Completions: Reuse and Object Representations
Paper in proceeding, 2020
Reuse of construction and demolition waste tends to be exceptional rather than systemic, despite the fact that such waste exists in excess. One of the challenges in handling used elements and materials is integrating them into a digital workflow through means of survey and representation. Techniques such as 3d-scanning and robotic fabrication have been used to target irregular geometries of such extant material. Scanning can be applied to digitally define a unique rather than standard stock of materials, or, as in the field of preservation, to transfer specific forms and qualities onto a new stock. This paper melds these two approaches through Completions, a project that promotes reuse by integrating salvaged elements and materials into new assemblies. Drawing from the ancient practice of reuse known as spolia, the work develops from the identification and documentation of a varied set of used entities that become points of departure for subsequent design and production of new entities.
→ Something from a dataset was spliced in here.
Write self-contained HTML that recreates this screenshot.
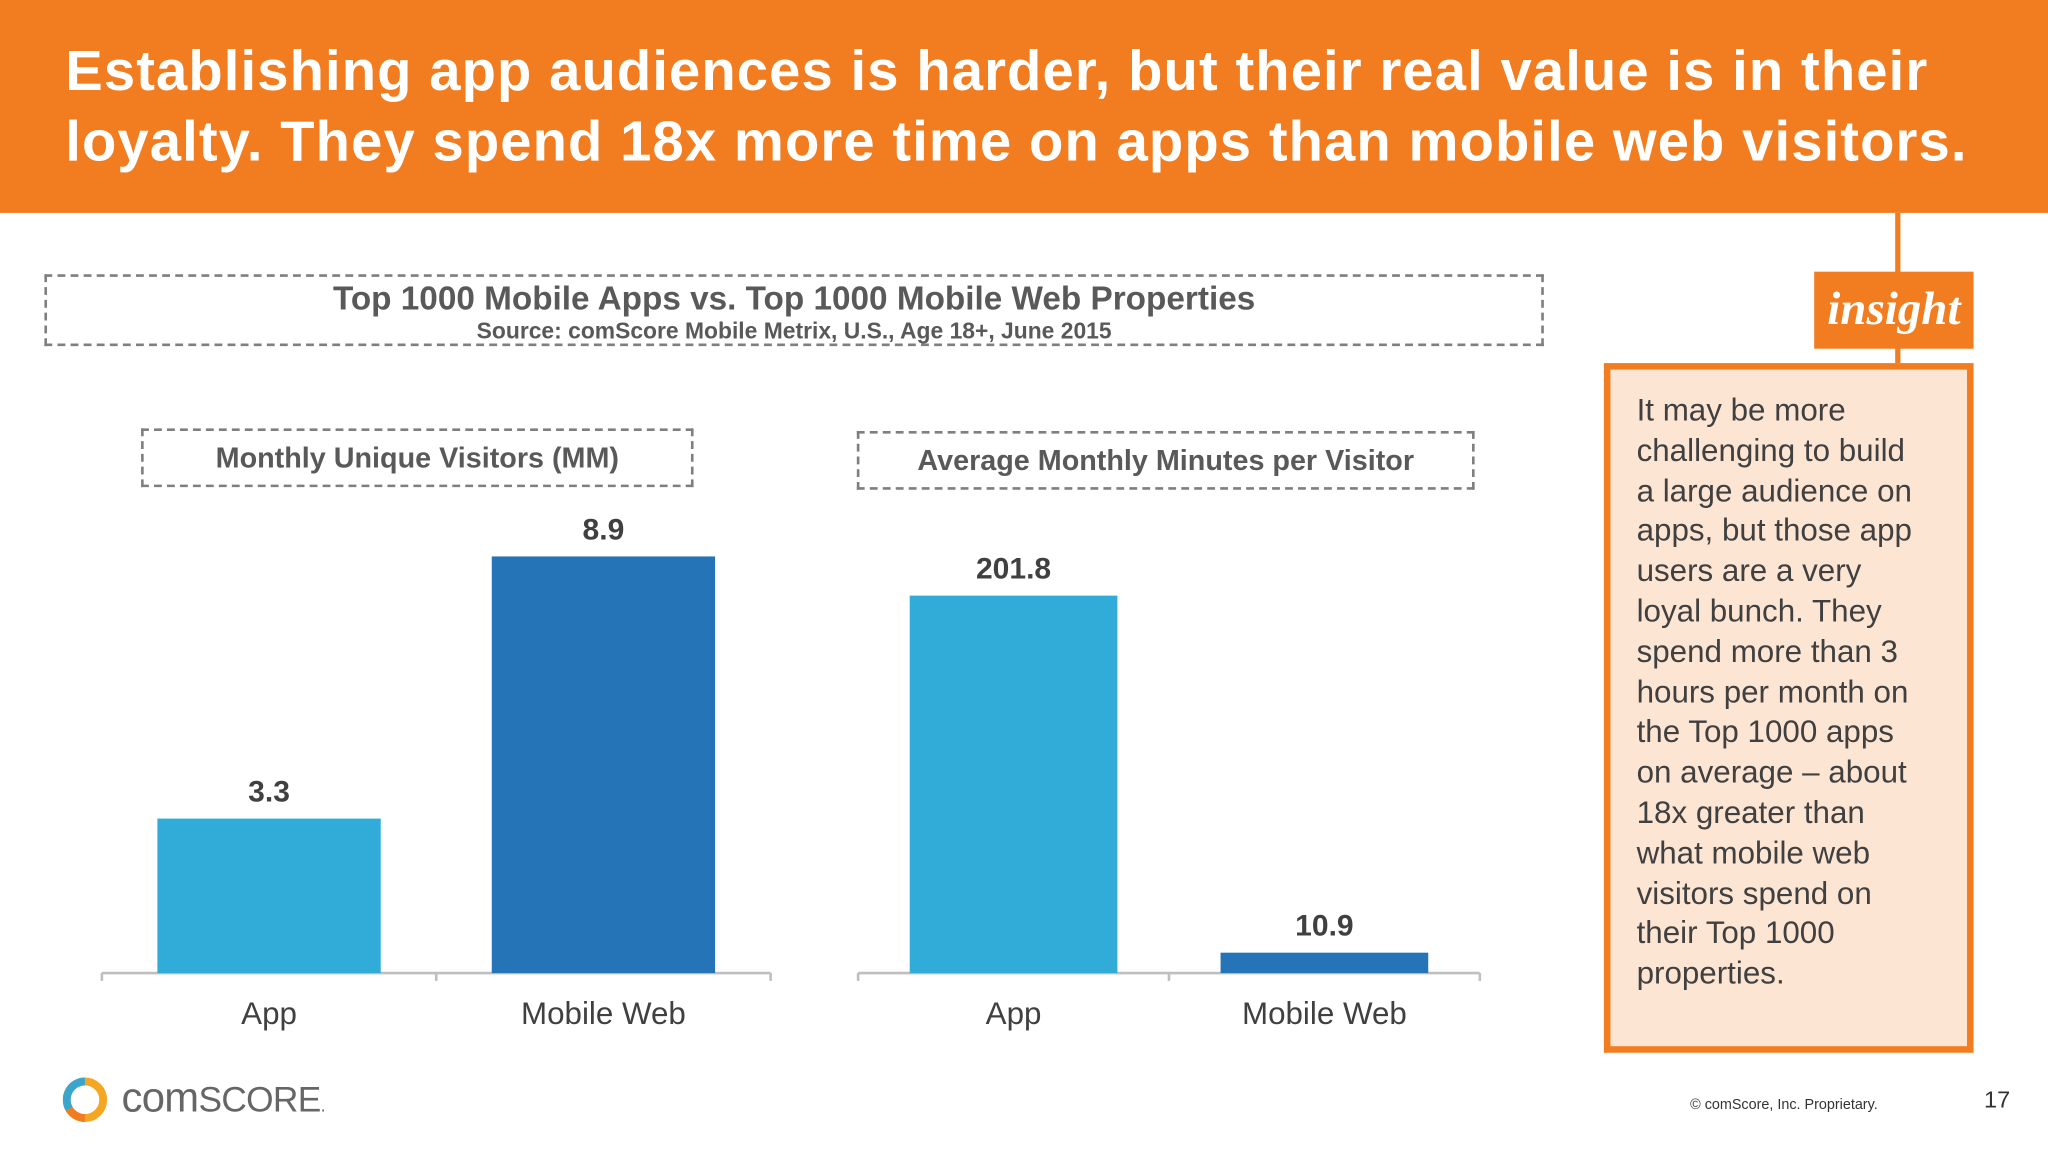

This involves multiple steps, from locating and selecting used elements, to scanning and fabrication. Three assemblies based on salvaged objects are produced: a window frame, a door casing, and a mantelpiece. Different means of documentation are outlined in relation to specific qualities of these objects, from photogrammetry, to image and mesh-based tracing. Authentic qualities belonging to these elements, such as wear and patina, are coupled with more ambiguous forms and materialities only attainable through digital survey and fabrication. Finally, Completions speculates on how more automated workflows might make it feasible to develop extensive virtual catalogues of used objects that designers could interact with remotely.